┏━━

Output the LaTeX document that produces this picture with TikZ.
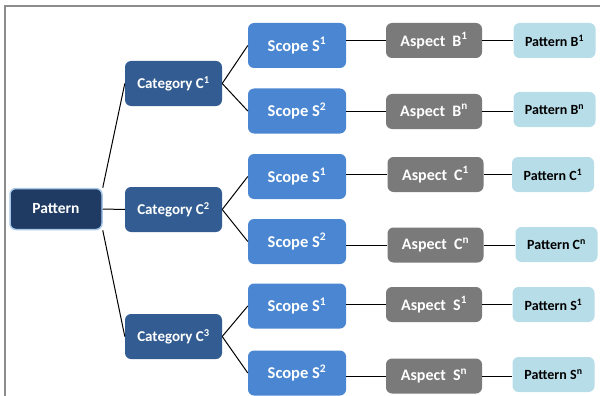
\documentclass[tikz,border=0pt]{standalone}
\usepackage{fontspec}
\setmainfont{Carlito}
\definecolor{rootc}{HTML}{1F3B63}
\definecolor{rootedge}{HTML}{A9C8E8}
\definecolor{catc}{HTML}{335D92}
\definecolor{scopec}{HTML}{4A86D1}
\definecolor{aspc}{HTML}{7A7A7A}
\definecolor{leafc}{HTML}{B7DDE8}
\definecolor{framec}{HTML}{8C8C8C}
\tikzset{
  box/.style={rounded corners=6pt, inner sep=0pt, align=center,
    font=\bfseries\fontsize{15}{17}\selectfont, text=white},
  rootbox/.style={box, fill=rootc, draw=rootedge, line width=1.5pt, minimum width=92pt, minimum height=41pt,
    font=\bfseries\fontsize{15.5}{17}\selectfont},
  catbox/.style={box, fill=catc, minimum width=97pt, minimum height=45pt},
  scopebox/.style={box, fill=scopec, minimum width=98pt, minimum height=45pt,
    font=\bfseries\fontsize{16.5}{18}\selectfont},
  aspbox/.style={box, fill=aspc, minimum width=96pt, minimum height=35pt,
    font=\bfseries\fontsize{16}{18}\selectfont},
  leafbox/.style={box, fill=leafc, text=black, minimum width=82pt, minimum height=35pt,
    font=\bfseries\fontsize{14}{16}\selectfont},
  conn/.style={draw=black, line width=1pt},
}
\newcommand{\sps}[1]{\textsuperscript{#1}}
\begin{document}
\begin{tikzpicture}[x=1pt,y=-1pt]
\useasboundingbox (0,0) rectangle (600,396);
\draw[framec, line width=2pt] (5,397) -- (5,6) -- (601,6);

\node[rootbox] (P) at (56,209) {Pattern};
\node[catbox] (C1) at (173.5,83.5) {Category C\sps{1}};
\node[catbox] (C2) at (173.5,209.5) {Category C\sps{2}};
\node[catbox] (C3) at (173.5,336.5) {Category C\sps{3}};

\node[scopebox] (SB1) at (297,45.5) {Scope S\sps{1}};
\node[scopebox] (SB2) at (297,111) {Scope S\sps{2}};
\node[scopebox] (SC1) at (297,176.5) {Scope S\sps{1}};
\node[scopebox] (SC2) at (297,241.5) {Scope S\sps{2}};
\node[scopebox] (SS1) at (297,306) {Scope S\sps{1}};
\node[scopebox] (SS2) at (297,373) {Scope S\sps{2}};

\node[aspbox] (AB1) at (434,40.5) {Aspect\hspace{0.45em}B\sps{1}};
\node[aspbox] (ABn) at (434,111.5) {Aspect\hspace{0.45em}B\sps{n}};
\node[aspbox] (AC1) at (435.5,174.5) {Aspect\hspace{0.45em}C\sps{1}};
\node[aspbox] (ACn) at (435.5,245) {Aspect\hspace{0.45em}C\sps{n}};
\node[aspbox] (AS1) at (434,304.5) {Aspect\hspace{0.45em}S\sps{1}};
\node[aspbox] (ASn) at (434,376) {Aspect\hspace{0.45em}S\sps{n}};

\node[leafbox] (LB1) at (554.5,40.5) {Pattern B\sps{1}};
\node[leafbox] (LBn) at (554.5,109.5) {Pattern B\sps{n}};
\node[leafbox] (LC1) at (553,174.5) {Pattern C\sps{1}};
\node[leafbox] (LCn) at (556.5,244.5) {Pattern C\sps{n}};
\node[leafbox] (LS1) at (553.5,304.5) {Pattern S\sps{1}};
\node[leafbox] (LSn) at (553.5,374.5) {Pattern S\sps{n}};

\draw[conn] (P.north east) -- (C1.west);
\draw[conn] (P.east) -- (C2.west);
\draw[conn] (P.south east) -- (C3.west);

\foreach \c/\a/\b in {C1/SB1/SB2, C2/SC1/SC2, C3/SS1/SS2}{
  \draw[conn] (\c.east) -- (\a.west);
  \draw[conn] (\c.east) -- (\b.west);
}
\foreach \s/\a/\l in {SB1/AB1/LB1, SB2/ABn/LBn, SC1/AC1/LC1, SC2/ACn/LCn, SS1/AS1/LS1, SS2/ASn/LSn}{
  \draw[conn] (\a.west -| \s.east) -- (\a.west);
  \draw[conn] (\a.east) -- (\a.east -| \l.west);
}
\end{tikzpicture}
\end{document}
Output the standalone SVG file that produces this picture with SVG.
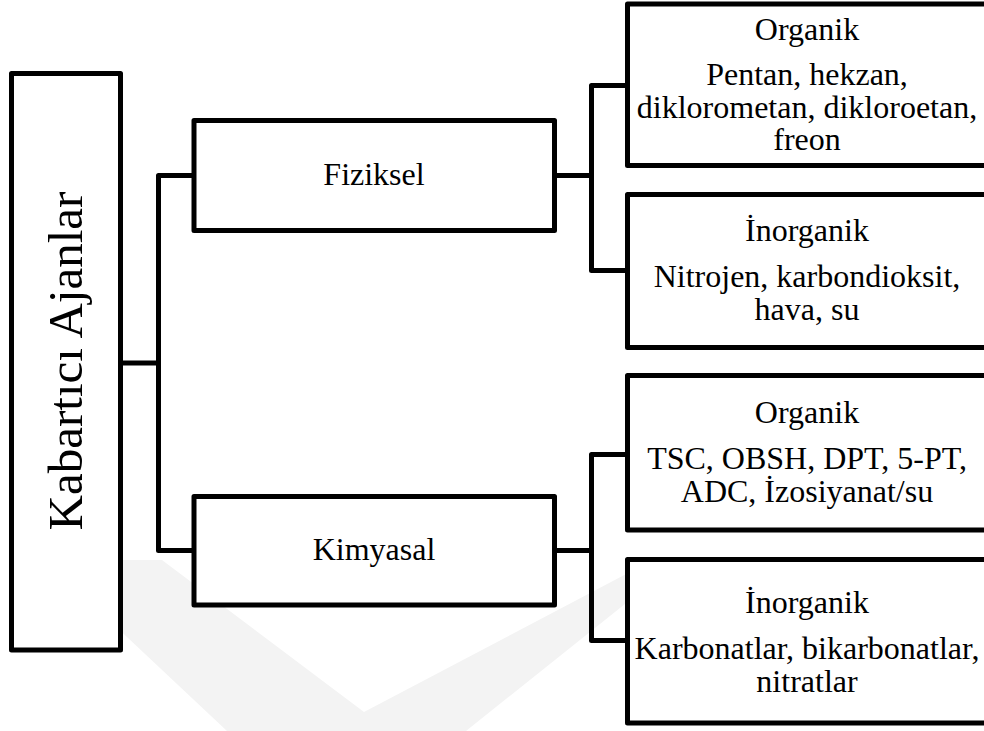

┗━━

Transcribe the records above exactly, omitting every picture they contain.

Output the LaTeX document that produces this picture with TikZ.
\documentclass[tikz,border=0pt]{standalone}
\usepackage{fontspec}
\setmainfont{Carlito}
\definecolor{rootc}{HTML}{1F3B63}
\definecolor{rootedge}{HTML}{A9C8E8}
\definecolor{catc}{HTML}{335D92}
\definecolor{scopec}{HTML}{4A86D1}
\definecolor{aspc}{HTML}{7A7A7A}
\definecolor{leafc}{HTML}{B7DDE8}
\definecolor{framec}{HTML}{8C8C8C}
\tikzset{
  box/.style={rounded corners=6pt, inner sep=0pt, align=center,
    font=\bfseries\fontsize{15}{17}\selectfont, text=white},
  rootbox/.style={box, fill=rootc, draw=rootedge, line width=1.5pt, minimum width=92pt, minimum height=41pt,
    font=\bfseries\fontsize{15.5}{17}\selectfont},
  catbox/.style={box, fill=catc, minimum width=97pt, minimum height=45pt},
  scopebox/.style={box, fill=scopec, minimum width=98pt, minimum height=45pt,
    font=\bfseries\fontsize{16.5}{18}\selectfont},
  aspbox/.style={box, fill=aspc, minimum width=96pt, minimum height=35pt,
    font=\bfseries\fontsize{16}{18}\selectfont},
  leafbox/.style={box, fill=leafc, text=black, minimum width=82pt, minimum height=35pt,
    font=\bfseries\fontsize{14}{16}\selectfont},
  conn/.style={draw=black, line width=1pt},
}
\newcommand{\sps}[1]{\textsuperscript{#1}}
\begin{document}
\begin{tikzpicture}[x=1pt,y=-1pt]
\useasboundingbox (0,0) rectangle (600,396);
\draw[framec, line width=2pt] (5,397) -- (5,6) -- (601,6);

\node[rootbox] (P) at (56,209) {Pattern};
\node[catbox] (C1) at (173.5,83.5) {Category C\sps{1}};
\node[catbox] (C2) at (173.5,209.5) {Category C\sps{2}};
\node[catbox] (C3) at (173.5,336.5) {Category C\sps{3}};

\node[scopebox] (SB1) at (297,45.5) {Scope S\sps{1}};
\node[scopebox] (SB2) at (297,111) {Scope S\sps{2}};
\node[scopebox] (SC1) at (297,176.5) {Scope S\sps{1}};
\node[scopebox] (SC2) at (297,241.5) {Scope S\sps{2}};
\node[scopebox] (SS1) at (297,306) {Scope S\sps{1}};
\node[scopebox] (SS2) at (297,373) {Scope S\sps{2}};

\node[aspbox] (AB1) at (434,40.5) {Aspect\hspace{0.45em}B\sps{1}};
\node[aspbox] (ABn) at (434,111.5) {Aspect\hspace{0.45em}B\sps{n}};
\node[aspbox] (AC1) at (435.5,174.5) {Aspect\hspace{0.45em}C\sps{1}};
\node[aspbox] (ACn) at (435.5,245) {Aspect\hspace{0.45em}C\sps{n}};
\node[aspbox] (AS1) at (434,304.5) {Aspect\hspace{0.45em}S\sps{1}};
\node[aspbox] (ASn) at (434,376) {Aspect\hspace{0.45em}S\sps{n}};

\node[leafbox] (LB1) at (554.5,40.5) {Pattern B\sps{1}};
\node[leafbox] (LBn) at (554.5,109.5) {Pattern B\sps{n}};
\node[leafbox] (LC1) at (553,174.5) {Pattern C\sps{1}};
\node[leafbox] (LCn) at (556.5,244.5) {Pattern C\sps{n}};
\node[leafbox] (LS1) at (553.5,304.5) {Pattern S\sps{1}};
\node[leafbox] (LSn) at (553.5,374.5) {Pattern S\sps{n}};

\draw[conn] (P.north east) -- (C1.west);
\draw[conn] (P.east) -- (C2.west);
\draw[conn] (P.south east) -- (C3.west);

\foreach \c/\a/\b in {C1/SB1/SB2, C2/SC1/SC2, C3/SS1/SS2}{
  \draw[conn] (\c.east) -- (\a.west);
  \draw[conn] (\c.east) -- (\b.west);
}
\foreach \s/\a/\l in {SB1/AB1/LB1, SB2/ABn/LBn, SC1/AC1/LC1, SC2/ACn/LCn, SS1/AS1/LS1, SS2/ASn/LSn}{
  \draw[conn] (\a.west -| \s.east) -- (\a.west);
  \draw[conn] (\a.east) -- (\a.east -| \l.west);
}
\end{tikzpicture}
\end{document}
Output the standalone SVG file that produces this picture with SVG.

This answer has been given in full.